Soon she is joined by others: a mischievous goblin with laughter like broken bells, a diligent bee-girl who cleans until the world gleams, a steel-eyed were-gator who hides her tenderness behind grit and southern poise, and, because the universe delights in irony, an bratty eldritch maiden in doll-lace and ribbons whose sweetness masks a madness older than memory.
These girls were stolen from the brink of sorrow. No one yet knows the stories they escaped or the endings that still wait for them in the margins. Eliot, sardonic, shy, and far too greedy for his own good, cannot help but hoard what fate has placed in his care: a strange, mismatched family that refuses to let their tales close where they once began.
But books are jealous things, and they do not release their characters without cost. Eliot’s greatest desire—to keep them safe, and keep them his—may be the very thing that unravels them all.
I made it about 50 pages into this book before I put it down for good. Everything was described in excruciating detail to the point I became numb to and and started to skim.
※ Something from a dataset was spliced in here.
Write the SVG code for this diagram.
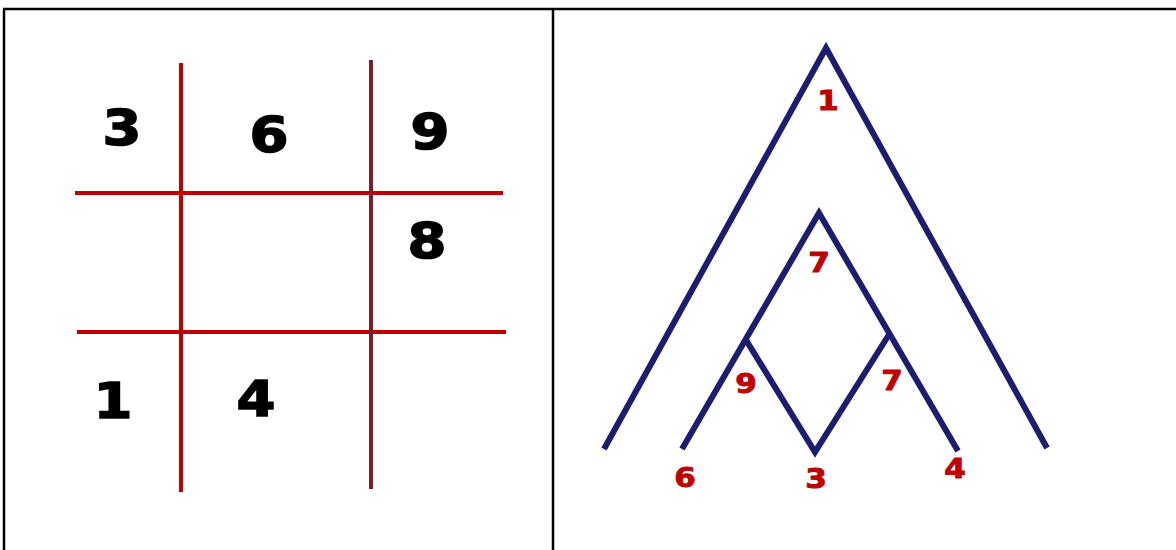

The MC is a bookshop owner that comes across as detached and somewhat flat. We get pages of descriptions about the smells of his bookshop, the texture of the bindings, the dust motes in the air, and everything else you can imagine. I was getting numb to the descriptions before the first "person" from another realm shows up.
That first woman is half woman, half scorpion, with pincers instead of hands. She's basically a centaur with a scorpion half instead of a horse. She's clumsy, she's supposedly a general but is fidgety and afraid she's breaking everything. The MC spends a lot of time describing her appearance, including how she smells. Through all of this, he never once questions why a portal opened up and a half woman, half scorpion fell into his shop. He just rolls with it. Even going so far as to not act shocked or weirded out about the fact she crawled into his bed because she's used to desert temps and thus is cold.
It was at that point I knew I just didn't care about the MC, and didn't want to read the overly verbose descriptions of everything and anything.